7th April 2015
Investors around the globe are planning to cut their exposure to emerging markets in 2015, following a tough 12 months which saw heavy losses for equities in key regions such as Brazil and Russia, a new study reveals.
A positive start to 2014 for many regions reversed dramatically in the second half as investors took flight from emerging markets and retreated to safe havens in developed markets, according to global asset manager Legg Mason.
The move took its toll, with the MSCI Emerging Market Index falling almost 20% in the fourth quarter, and some individual regions falling further still.
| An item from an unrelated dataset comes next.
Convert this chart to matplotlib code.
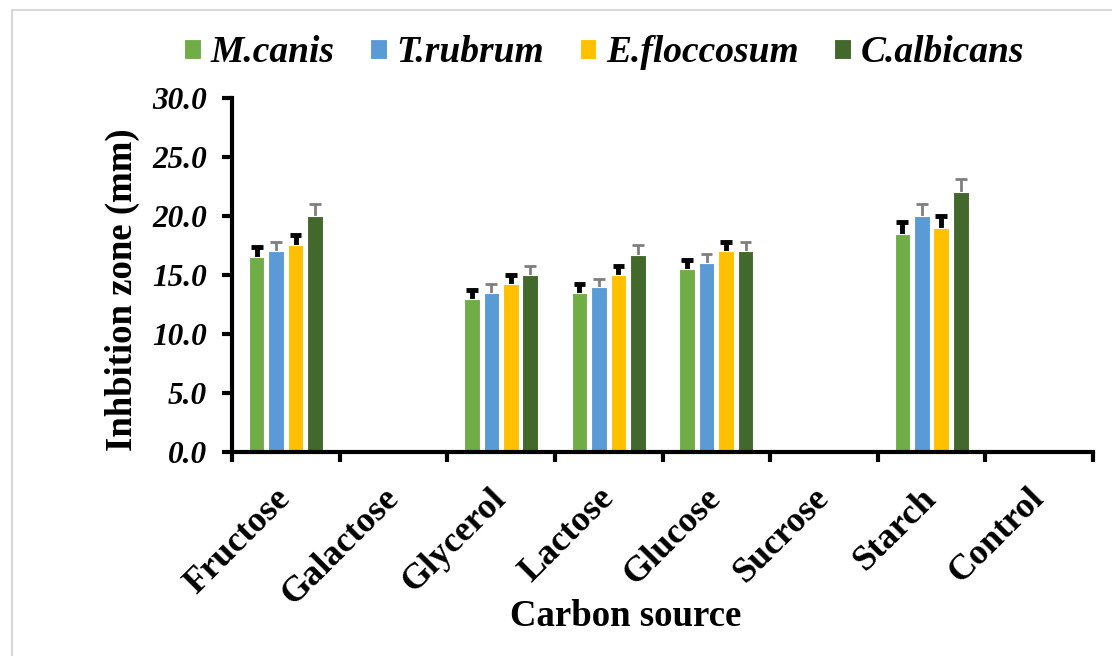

The widespread sell-off meant emerging markets ended 2014 lower than they started, and so far this year they have yet to gain much ground, trading around 20% lower than their 2011 peaks. It appears the combination of headwinds from a strengthening US dollar and uncertainty over the sustainability of global growth are causing investors around the world to avoid the region once more in 2015.
Legg Mason’s 2015 Global Investment Survey reveals that more investors than not plan to sell their emerging market exposure and move into developed markets. Twenty-nine per cent of global investors are shifting away from emerging markets, versus 21% allocating to the sector.
In terms of individual markets, Russia – among the countries worst hit by the falling oil price – is considered to be the biggest no-go area for investors. In total 49% of global investors view Russia as the riskiest global market, more than double China’s total (23%) and well ahead of Brazil (27%), despite the South American country’s economy being similarly exposed to energy.
While the tumbling oil price appears to be deterring investors from investing in Russia, investors in the UK and US remain sceptical about emerging markets in general. Just 12% of UK investors and 14% of US investors plan to increase their exposure to emerging markets this year.
Adam Gent, head of UK sales at Legg Mason Global Asset Management, says the lack of demand for emerging markets is understandable given last year’s sell-off.
He says: “While valuations could be seen as attractive across the emerging markets space generally, there are still plenty of headwinds to deter investors. The falling oil price, a strengthening dollar and the increasing likelihood of a continued slowdown in China are all weighing on sentiment and causing investors to reassess their current position.”